* Start *
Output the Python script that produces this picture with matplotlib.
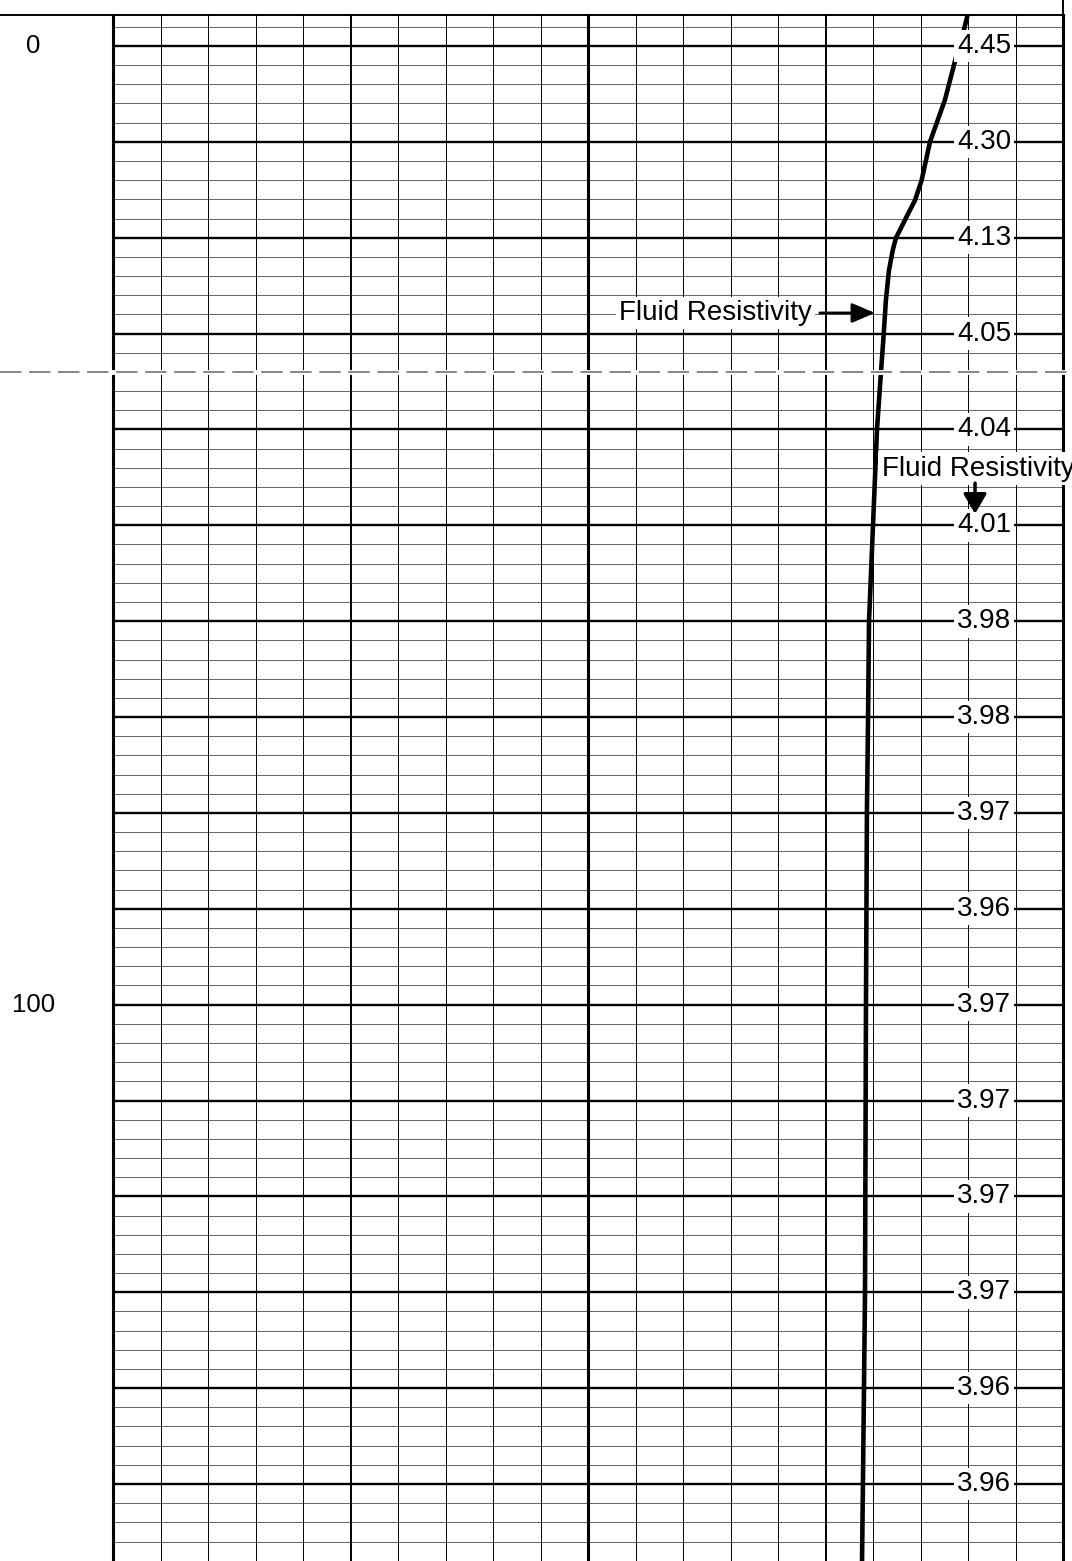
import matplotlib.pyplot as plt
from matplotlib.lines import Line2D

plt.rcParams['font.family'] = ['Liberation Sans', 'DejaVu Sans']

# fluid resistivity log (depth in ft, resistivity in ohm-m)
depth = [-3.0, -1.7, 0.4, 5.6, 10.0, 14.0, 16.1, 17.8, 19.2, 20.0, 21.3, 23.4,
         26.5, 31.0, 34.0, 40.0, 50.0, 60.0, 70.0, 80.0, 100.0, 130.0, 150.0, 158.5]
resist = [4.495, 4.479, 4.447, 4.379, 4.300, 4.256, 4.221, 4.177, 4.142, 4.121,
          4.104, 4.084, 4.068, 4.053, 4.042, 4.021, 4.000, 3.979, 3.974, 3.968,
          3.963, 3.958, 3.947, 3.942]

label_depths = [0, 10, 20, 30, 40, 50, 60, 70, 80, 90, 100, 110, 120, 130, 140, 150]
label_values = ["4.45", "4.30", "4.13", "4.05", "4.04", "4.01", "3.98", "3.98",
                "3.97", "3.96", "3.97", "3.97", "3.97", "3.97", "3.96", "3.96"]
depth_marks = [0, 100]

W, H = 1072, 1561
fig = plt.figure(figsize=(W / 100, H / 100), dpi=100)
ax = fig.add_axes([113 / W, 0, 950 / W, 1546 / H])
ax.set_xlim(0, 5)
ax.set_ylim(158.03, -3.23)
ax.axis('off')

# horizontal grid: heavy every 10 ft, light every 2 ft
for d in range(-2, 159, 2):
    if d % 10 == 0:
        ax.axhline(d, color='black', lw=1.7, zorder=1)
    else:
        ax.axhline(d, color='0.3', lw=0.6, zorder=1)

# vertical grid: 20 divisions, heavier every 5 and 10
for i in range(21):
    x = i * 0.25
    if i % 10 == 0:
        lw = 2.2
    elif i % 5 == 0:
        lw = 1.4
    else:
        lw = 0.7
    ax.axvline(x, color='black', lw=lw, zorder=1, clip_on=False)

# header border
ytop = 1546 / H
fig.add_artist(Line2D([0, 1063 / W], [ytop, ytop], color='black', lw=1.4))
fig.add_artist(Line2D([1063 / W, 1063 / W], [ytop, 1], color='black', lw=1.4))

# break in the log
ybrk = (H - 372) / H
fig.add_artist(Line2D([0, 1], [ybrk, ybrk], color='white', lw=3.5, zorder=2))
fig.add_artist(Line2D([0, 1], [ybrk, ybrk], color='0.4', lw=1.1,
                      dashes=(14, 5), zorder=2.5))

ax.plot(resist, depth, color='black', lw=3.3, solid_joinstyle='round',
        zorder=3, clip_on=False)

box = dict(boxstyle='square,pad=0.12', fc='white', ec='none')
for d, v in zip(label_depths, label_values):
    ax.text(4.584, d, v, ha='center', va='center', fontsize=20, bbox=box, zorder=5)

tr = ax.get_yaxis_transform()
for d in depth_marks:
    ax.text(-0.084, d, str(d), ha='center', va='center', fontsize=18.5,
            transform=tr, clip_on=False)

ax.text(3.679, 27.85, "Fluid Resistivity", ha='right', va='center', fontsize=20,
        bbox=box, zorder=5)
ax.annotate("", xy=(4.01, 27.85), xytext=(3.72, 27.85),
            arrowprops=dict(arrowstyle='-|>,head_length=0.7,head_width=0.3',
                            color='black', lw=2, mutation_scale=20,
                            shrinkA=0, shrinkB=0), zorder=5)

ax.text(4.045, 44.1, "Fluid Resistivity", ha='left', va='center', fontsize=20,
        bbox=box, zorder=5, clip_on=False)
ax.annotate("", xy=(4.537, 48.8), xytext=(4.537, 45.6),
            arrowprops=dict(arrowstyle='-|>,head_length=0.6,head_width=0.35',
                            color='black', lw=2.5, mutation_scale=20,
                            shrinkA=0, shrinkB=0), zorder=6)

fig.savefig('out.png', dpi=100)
* End *
Write out the full listing verbatim, excluding its pictures.

=== Reply ===
Output the Python script that produces this picture with matplotlib.
import matplotlib.pyplot as plt
from matplotlib.lines import Line2D

plt.rcParams['font.family'] = ['Liberation Sans', 'DejaVu Sans']

# fluid resistivity log (depth in ft, resistivity in ohm-m)
depth = [-3.0, -1.7, 0.4, 5.6, 10.0, 14.0, 16.1, 17.8, 19.2, 20.0, 21.3, 23.4,
         26.5, 31.0, 34.0, 40.0, 50.0, 60.0, 70.0, 80.0, 100.0, 130.0, 150.0, 158.5]
resist = [4.495, 4.479, 4.447, 4.379, 4.300, 4.256, 4.221, 4.177, 4.142, 4.121,
          4.104, 4.084, 4.068, 4.053, 4.042, 4.021, 4.000, 3.979, 3.974, 3.968,
          3.963, 3.958, 3.947, 3.942]

label_depths = [0, 10, 20, 30, 40, 50, 60, 70, 80, 90, 100, 110, 120, 130, 140, 150]
label_values = ["4.45", "4.30", "4.13", "4.05", "4.04", "4.01", "3.98", "3.98",
                "3.97", "3.96", "3.97", "3.97", "3.97", "3.97", "3.96", "3.96"]
depth_marks = [0, 100]

W, H = 1072, 1561
fig = plt.figure(figsize=(W / 100, H / 100), dpi=100)
ax = fig.add_axes([113 / W, 0, 950 / W, 1546 / H])
ax.set_xlim(0, 5)
ax.set_ylim(158.03, -3.23)
ax.axis('off')

# horizontal grid: heavy every 10 ft, light every 2 ft
for d in range(-2, 159, 2):
    if d % 10 == 0:
        ax.axhline(d, color='black', lw=1.7, zorder=1)
    else:
        ax.axhline(d, color='0.3', lw=0.6, zorder=1)

# vertical grid: 20 divisions, heavier every 5 and 10
for i in range(21):
    x = i * 0.25
    if i % 10 == 0:
        lw = 2.2
    elif i % 5 == 0:
        lw = 1.4
    else:
        lw = 0.7
    ax.axvline(x, color='black', lw=lw, zorder=1, clip_on=False)

# header border
ytop = 1546 / H
fig.add_artist(Line2D([0, 1063 / W], [ytop, ytop], color='black', lw=1.4))
fig.add_artist(Line2D([1063 / W, 1063 / W], [ytop, 1], color='black', lw=1.4))

# break in the log
ybrk = (H - 372) / H
fig.add_artist(Line2D([0, 1], [ybrk, ybrk], color='white', lw=3.5, zorder=2))
fig.add_artist(Line2D([0, 1], [ybrk, ybrk], color='0.4', lw=1.1,
                      dashes=(14, 5), zorder=2.5))

ax.plot(resist, depth, color='black', lw=3.3, solid_joinstyle='round',
        zorder=3, clip_on=False)

box = dict(boxstyle='square,pad=0.12', fc='white', ec='none')
for d, v in zip(label_depths, label_values):
    ax.text(4.584, d, v, ha='center', va='center', fontsize=20, bbox=box, zorder=5)

tr = ax.get_yaxis_transform()
for d in depth_marks:
    ax.text(-0.084, d, str(d), ha='center', va='center', fontsize=18.5,
            transform=tr, clip_on=False)

ax.text(3.679, 27.85, "Fluid Resistivity", ha='right', va='center', fontsize=20,
        bbox=box, zorder=5)
ax.annotate("", xy=(4.01, 27.85), xytext=(3.72, 27.85),
            arrowprops=dict(arrowstyle='-|>,head_length=0.7,head_width=0.3',
                            color='black', lw=2, mutation_scale=20,
                            shrinkA=0, shrinkB=0), zorder=5)

ax.text(4.045, 44.1, "Fluid Resistivity", ha='left', va='center', fontsize=20,
        bbox=box, zorder=5, clip_on=False)
ax.annotate("", xy=(4.537, 48.8), xytext=(4.537, 45.6),
            arrowprops=dict(arrowstyle='-|>,head_length=0.6,head_width=0.35',
                            color='black', lw=2.5, mutation_scale=20,
                            shrinkA=0, shrinkB=0), zorder=6)

fig.savefig('out.png', dpi=100)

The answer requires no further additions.